A morsel about non stop nibbling

By | 4 April, 2012
Sausages! Sausages!! Sausages!!!

Sausages! Sausages!! Sausages!!!

Eating three square meals a day will give better glucose control than munching away hour after hour. I don’t think I’ve ever been told this, but deep down I know that this works for me.

It makes sense. If I eat a meal my blood sugar rises and takes a while to fall. If I snack a couple of hours after the meal my blood sugar still hasn’t returned to normal from the meal before I start eating again, so the snack hits my bloodstream when my blood sugar is raised, and just raises it even higher for longer. In brief, this is why despite meticulous carb guestimating, buffets often result in diabetic armageddon.

This isn’t life changing news. But somehow reading the piece on it in the latest issue of diaTribe complete with handy graphs by real life diabetic and diabetes educator extrordianaire Gary Scheiner made me think about it properly for the first time in years. Interesting that you can know something, but not feel like it’s really sunk in until someone else reminds you of it.

7 thoughts on “A morsel about non stop nibbling

  1. Annette A

    Yes, I read tat and thought ‘makes sense. doesnt work for me, but it does make sense.’ (Doesnt work for me because of my screwed up digestive system which makes it easier for me to eat often but low carb, so I dont get many of the higher post meal spikes.) But then it occured to me – this goes against everything that I/my mother was taught when diagnosed (1977) that not only do you have to eat 3 times a day only but you also have to eat snacks 3 times a day as well, to counter the effects of the insulin action. So you were pretty much constantly grazing, and hence,I guess, almost constantly on a slightly (or greatly) increased blood sugar.
    Proof, once more, that things have got better, now we have insulins and therapies that mean we can actually eat in a way that suits being diabetic, rather than suiting the treatment.

    Reply
    1. Alison Post author

      I’d forgotten about those days of having to feed the insulin every few hours whether you were hungry or not.

      Reply
      1. Megs

        I’d forgotten about the need to feed insulin in the 1970’s too. I had to go to the school matrons room at 10.30am and 2.30pm every day and eat a biscuit regardless of whether I was hungry.
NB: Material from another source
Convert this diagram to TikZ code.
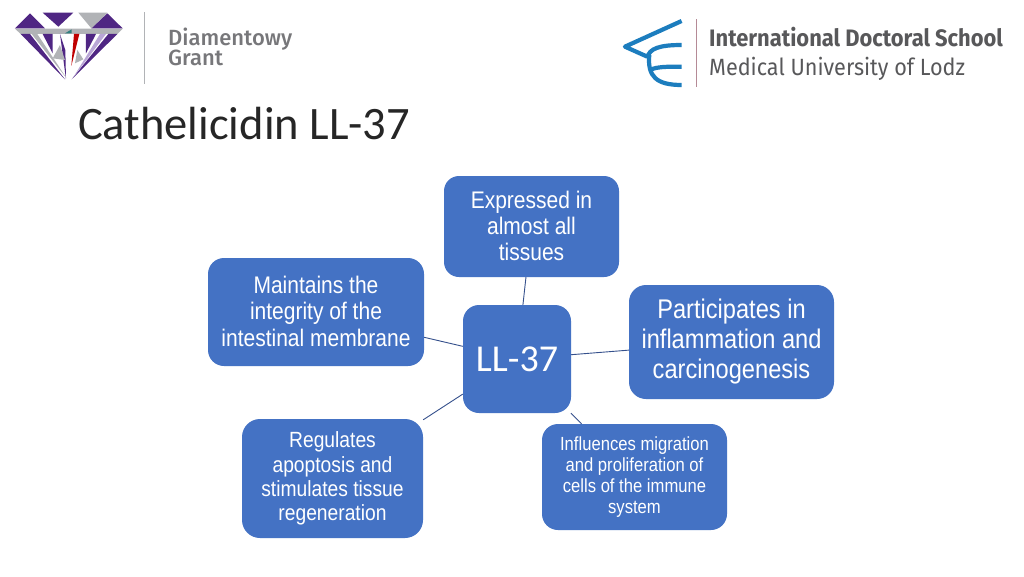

        Instead of being a treat, a snack became some sort of torture that made me different from the other kids, That has stuck with me ever since so I rarely ever have anything to nibble outside of the main meals.

        Reply
  2. Diana Maynard

    It depends a lot on what you eat though. The counter-argument (which works for me and many others) is that the fewer carbs you eat, the less your BG tends to rise after a meal. So if you eat more frequently but fewer carbs in one go (ie you eat the same total carbs but spread over the day more evenly), then you get an almost flat BG profile which is far better than rises and falls after your 3 meals. So it’s more a case of if you spread the same carbs over more meals, you get a flatter profile and you’re better off. If you just add more carbs as snacks, you get the problem you describe and you’re worse off. Of course, everyone is different and you have to do what works for you….

    Reply
    1. Alison Post author

      Fair point, which exposes even more assumptions that are in my head and I don’t realise – if it’s “free” food, like a raw carrot or a piece of cucumber, I don’t really class it as a snack!

      I find fewer carbs overall helps. Higher carb meals, with no carb snacks is doable. High carb meals with carb snacks which need to be bolused for is my worst case scenario.

      Reply
  3. Tim

    Golly! To be honest, I just eat exactly what I did and how I did before diagnosis and haven’t really given it much thought, let alone change anything. (Admittedly my diet pre-diagnosis was already a pretty healthy, well-rounded diet and I’ve never been much of a snacker)

    Reply
  4. lady up north

    Golly! To be honest, I just eat exactly what I did and how I did before diagnosis and haven’t really given it much thought, let alone change anything.

    Me too, but in my case this is curries at 1:30 am, McDonalds whenever I want, hugely carb meals such as casseroles with loads of dumplings and potatoes as the first thing all day at about 7 pm – no wonder my DSN despairs of me. And on other days I am snacking constantly from when I get up. On twice daily injections my sugar levels were totally erratic, on MDI they are merely very imperfect.